== Task prompt ==
Extract from the listing each line in which the word "that" appears.

== Raw data ==
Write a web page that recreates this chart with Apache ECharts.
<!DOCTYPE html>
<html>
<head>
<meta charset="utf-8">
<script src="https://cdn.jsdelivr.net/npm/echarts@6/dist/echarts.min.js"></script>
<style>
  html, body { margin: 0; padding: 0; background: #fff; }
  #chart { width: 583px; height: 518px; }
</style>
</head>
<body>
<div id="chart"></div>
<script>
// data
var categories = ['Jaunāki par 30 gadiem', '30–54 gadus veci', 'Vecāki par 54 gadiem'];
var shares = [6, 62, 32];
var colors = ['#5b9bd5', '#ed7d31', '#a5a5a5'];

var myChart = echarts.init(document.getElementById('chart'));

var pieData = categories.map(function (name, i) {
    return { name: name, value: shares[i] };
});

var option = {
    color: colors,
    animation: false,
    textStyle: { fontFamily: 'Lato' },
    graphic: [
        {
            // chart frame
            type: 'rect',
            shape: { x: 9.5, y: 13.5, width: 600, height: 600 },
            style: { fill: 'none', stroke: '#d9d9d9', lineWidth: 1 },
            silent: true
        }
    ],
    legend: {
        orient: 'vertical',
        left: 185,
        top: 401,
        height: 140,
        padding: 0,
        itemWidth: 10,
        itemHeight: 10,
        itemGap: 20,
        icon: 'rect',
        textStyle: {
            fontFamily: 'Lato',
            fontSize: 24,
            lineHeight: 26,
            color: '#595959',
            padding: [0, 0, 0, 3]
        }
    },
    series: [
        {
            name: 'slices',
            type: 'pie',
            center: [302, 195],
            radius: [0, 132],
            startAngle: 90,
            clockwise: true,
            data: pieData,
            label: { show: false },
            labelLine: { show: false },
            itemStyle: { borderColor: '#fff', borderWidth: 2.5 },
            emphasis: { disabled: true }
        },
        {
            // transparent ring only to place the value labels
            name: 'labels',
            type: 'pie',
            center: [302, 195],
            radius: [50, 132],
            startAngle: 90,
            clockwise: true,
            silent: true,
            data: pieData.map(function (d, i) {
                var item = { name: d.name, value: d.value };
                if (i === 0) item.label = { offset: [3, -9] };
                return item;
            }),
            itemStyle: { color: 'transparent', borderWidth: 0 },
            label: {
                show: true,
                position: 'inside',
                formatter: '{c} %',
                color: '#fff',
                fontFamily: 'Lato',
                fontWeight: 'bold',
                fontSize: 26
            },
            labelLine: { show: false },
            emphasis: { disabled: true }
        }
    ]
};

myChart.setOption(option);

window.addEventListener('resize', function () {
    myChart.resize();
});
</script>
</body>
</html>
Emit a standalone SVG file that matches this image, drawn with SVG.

== Correct result ==
Write a web page that recreates this chart with Apache ECharts.
Emit a standalone SVG file that matches this image, drawn with SVG.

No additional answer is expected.